PROBLEM DESCRIPTION:
Starting at the first line of the listing below, retype each line up to and including the one that contains "-8, -10, -12];". Leave pictures out.
## start DATASET EXTRACT
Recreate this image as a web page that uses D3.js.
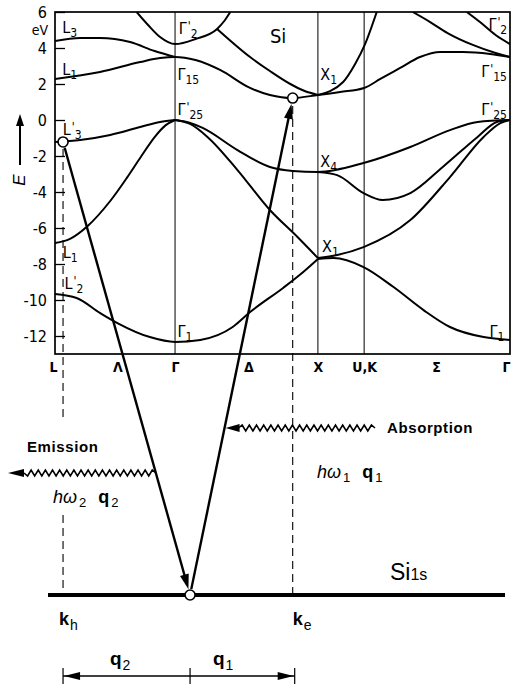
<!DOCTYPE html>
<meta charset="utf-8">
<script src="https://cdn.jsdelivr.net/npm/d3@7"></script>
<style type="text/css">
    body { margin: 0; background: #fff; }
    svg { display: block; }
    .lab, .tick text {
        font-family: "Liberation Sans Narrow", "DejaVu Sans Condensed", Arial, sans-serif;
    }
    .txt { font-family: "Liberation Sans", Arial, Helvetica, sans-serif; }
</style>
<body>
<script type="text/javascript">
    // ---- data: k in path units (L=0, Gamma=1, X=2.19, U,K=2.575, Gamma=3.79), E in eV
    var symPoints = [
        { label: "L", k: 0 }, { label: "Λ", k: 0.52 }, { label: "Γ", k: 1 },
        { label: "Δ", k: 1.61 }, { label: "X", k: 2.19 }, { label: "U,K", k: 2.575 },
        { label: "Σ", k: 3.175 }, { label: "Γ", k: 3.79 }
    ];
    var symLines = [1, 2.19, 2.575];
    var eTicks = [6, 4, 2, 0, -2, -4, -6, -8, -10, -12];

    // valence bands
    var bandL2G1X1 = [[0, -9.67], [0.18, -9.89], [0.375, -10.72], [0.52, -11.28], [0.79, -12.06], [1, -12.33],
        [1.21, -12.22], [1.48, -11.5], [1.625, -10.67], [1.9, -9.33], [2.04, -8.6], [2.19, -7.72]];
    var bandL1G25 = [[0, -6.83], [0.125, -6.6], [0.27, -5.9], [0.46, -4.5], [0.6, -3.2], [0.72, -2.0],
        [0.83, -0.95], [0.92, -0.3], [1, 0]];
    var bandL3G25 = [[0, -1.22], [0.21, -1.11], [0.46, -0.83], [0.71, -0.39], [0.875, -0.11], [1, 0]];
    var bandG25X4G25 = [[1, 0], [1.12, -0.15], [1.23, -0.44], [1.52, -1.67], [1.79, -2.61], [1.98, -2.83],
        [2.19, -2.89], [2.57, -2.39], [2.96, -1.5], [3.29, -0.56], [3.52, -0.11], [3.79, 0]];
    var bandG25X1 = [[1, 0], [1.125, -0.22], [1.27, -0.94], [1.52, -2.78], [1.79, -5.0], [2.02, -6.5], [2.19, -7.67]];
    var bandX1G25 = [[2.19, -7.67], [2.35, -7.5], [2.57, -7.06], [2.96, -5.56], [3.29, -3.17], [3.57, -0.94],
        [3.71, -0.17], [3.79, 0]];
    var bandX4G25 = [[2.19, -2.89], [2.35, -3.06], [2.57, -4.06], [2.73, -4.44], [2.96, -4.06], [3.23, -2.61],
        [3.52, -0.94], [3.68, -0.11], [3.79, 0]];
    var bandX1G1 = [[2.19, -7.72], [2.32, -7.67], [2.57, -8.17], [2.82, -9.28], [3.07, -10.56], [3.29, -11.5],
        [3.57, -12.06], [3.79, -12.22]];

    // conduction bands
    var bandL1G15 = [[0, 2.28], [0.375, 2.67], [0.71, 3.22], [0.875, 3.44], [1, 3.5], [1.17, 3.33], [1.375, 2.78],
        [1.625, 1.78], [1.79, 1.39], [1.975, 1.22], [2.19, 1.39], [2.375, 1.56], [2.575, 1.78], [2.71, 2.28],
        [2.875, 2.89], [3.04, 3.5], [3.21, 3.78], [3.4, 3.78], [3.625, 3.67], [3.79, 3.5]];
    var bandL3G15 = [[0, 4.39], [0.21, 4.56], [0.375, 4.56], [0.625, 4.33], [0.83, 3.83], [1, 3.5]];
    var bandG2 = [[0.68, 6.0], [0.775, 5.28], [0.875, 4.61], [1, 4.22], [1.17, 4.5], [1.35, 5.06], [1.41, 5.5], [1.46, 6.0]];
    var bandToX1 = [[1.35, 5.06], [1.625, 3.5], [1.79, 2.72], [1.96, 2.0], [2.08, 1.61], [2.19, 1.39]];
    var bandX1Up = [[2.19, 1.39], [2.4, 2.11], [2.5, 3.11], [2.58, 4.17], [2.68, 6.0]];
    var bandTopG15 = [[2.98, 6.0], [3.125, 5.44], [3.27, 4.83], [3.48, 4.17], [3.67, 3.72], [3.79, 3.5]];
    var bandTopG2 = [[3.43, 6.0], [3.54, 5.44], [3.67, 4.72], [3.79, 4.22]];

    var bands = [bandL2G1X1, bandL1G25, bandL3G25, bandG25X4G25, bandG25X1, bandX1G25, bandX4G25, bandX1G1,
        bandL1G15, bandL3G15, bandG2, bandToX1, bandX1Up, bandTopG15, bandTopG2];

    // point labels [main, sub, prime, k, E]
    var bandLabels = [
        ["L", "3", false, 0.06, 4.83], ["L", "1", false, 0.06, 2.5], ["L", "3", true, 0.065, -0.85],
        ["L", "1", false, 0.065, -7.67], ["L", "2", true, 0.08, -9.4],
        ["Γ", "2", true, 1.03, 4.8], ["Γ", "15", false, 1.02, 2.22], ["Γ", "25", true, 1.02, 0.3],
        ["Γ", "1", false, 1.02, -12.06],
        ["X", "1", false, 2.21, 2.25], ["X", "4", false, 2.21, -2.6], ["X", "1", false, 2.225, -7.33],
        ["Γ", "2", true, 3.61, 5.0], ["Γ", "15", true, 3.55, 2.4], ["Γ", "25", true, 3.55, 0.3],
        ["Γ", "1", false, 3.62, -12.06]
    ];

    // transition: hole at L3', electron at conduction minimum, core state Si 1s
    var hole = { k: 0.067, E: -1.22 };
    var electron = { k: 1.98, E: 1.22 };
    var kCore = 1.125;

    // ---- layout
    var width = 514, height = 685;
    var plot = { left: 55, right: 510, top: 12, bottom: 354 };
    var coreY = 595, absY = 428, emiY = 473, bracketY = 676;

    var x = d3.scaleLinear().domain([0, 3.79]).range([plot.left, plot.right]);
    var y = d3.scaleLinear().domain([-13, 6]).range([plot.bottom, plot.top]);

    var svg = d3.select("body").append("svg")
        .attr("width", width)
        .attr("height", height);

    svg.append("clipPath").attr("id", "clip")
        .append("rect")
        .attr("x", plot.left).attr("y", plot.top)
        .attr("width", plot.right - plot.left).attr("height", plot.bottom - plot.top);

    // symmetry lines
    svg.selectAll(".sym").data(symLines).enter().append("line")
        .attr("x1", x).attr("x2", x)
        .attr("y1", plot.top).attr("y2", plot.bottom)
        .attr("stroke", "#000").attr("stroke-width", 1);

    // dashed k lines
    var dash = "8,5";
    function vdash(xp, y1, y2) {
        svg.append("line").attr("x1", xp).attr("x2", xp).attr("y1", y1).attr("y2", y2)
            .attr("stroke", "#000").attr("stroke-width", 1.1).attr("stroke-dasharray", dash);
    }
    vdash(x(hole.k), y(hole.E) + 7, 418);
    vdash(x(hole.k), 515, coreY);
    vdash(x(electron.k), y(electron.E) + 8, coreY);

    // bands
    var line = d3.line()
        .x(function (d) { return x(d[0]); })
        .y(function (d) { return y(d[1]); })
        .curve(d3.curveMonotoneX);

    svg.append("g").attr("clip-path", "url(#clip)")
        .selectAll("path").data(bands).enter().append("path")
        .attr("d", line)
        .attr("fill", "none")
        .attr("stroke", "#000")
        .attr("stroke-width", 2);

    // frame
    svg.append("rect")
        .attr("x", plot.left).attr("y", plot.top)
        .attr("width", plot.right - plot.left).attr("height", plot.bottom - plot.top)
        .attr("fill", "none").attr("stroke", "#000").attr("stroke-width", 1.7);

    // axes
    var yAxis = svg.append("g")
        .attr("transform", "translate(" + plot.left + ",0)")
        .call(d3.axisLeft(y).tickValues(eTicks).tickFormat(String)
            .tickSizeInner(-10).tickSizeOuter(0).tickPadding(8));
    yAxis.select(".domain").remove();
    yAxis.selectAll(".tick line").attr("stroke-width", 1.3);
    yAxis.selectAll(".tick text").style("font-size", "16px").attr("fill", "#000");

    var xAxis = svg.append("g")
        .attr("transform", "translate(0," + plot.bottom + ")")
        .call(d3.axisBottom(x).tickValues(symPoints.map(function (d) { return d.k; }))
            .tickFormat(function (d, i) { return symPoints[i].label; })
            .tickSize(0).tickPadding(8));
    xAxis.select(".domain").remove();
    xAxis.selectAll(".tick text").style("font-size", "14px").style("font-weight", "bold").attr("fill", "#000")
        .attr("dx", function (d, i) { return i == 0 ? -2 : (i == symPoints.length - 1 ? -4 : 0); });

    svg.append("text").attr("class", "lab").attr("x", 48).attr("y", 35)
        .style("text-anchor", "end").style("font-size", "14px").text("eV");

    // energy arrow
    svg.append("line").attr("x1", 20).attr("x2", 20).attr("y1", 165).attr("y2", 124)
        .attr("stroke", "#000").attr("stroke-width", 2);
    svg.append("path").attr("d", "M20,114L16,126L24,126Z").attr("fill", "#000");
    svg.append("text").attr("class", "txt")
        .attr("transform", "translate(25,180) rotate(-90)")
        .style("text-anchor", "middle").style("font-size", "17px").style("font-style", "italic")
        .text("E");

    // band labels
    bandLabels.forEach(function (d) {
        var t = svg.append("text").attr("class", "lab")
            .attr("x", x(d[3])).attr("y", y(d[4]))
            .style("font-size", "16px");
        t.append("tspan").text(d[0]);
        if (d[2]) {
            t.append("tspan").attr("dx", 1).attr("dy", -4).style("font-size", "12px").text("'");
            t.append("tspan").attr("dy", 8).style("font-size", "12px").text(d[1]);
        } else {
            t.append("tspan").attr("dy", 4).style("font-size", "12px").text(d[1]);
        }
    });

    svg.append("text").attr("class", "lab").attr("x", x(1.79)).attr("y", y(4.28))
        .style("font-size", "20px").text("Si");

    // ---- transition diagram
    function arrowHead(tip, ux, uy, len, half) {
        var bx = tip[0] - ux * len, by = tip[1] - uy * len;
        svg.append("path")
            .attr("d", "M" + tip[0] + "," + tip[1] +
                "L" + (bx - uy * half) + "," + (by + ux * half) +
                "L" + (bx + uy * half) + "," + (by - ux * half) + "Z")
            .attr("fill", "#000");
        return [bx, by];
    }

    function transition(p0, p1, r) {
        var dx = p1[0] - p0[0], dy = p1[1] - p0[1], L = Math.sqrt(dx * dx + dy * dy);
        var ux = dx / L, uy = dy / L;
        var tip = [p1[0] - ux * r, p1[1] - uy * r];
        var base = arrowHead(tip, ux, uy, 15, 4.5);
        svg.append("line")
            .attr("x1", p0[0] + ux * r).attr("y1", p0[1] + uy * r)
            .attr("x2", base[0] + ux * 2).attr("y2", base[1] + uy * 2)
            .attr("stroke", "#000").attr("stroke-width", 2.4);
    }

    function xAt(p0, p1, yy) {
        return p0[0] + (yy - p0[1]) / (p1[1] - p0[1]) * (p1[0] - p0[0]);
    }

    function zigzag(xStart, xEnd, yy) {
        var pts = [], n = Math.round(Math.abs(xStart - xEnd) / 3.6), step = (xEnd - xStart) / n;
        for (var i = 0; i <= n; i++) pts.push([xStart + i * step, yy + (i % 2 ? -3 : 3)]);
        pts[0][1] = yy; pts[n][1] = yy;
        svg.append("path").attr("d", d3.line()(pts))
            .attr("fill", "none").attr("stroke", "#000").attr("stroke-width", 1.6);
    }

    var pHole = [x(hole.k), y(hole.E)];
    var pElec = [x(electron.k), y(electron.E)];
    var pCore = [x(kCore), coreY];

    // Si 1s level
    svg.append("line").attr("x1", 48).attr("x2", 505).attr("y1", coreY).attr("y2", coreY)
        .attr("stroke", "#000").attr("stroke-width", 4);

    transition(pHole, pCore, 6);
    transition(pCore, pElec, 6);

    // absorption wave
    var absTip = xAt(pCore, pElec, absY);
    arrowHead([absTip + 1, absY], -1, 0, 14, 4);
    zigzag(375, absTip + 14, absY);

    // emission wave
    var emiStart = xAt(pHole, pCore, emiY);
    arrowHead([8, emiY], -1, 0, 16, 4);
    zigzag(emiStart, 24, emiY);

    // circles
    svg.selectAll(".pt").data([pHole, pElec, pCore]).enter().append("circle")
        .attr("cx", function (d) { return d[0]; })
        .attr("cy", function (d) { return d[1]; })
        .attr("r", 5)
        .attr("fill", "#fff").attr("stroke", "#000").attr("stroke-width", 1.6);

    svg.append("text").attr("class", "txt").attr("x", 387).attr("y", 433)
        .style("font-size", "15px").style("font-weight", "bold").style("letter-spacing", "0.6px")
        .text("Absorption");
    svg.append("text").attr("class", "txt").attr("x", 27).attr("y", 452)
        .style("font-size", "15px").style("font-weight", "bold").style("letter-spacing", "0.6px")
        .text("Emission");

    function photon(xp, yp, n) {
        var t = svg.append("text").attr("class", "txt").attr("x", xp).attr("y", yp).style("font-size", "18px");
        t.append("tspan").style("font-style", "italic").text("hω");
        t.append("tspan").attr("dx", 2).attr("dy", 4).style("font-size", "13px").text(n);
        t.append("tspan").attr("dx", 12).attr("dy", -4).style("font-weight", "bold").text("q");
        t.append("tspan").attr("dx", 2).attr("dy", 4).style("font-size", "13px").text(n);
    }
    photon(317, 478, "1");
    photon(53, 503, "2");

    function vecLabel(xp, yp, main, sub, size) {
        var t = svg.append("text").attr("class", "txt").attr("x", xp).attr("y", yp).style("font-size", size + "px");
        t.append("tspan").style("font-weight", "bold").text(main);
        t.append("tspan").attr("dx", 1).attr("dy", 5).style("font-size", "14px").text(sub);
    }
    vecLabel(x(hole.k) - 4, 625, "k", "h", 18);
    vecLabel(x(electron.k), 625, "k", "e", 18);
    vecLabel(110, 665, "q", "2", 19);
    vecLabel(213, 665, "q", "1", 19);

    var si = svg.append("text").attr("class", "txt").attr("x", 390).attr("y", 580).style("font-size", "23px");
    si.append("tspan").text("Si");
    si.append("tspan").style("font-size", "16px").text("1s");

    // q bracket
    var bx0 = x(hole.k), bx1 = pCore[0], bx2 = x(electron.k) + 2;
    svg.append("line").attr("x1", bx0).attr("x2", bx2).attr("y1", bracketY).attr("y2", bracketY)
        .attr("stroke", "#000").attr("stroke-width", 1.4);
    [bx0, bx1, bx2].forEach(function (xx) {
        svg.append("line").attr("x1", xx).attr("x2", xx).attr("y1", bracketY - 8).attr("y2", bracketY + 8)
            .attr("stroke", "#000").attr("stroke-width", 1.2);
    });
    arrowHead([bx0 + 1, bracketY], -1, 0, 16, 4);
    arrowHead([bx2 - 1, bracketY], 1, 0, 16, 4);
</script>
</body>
## end DATASET EXTRACT
SOLUTION TO THIS TASK:
Recreate this image as a web page that uses D3.js.
<!DOCTYPE html>
<meta charset="utf-8">
<script src="https://cdn.jsdelivr.net/npm/d3@7"></script>
<style type="text/css">
    body { margin: 0; background: #fff; }
    svg { display: block; }
    .lab, .tick text {
        font-family: "Liberation Sans Narrow", "DejaVu Sans Condensed", Arial, sans-serif;
    }
    .txt { font-family: "Liberation Sans", Arial, Helvetica, sans-serif; }
</style>
<body>
<script type="text/javascript">
    // ---- data: k in path units (L=0, Gamma=1, X=2.19, U,K=2.575, Gamma=3.79), E in eV
    var symPoints = [
        { label: "L", k: 0 }, { label: "Λ", k: 0.52 }, { label: "Γ", k: 1 },
        { label: "Δ", k: 1.61 }, { label: "X", k: 2.19 }, { label: "U,K", k: 2.575 },
        { label: "Σ", k: 3.175 }, { label: "Γ", k: 3.79 }
    ];
    var symLines = [1, 2.19, 2.575];
    var eTicks = [6, 4, 2, 0, -2, -4, -6, -8, -10, -12];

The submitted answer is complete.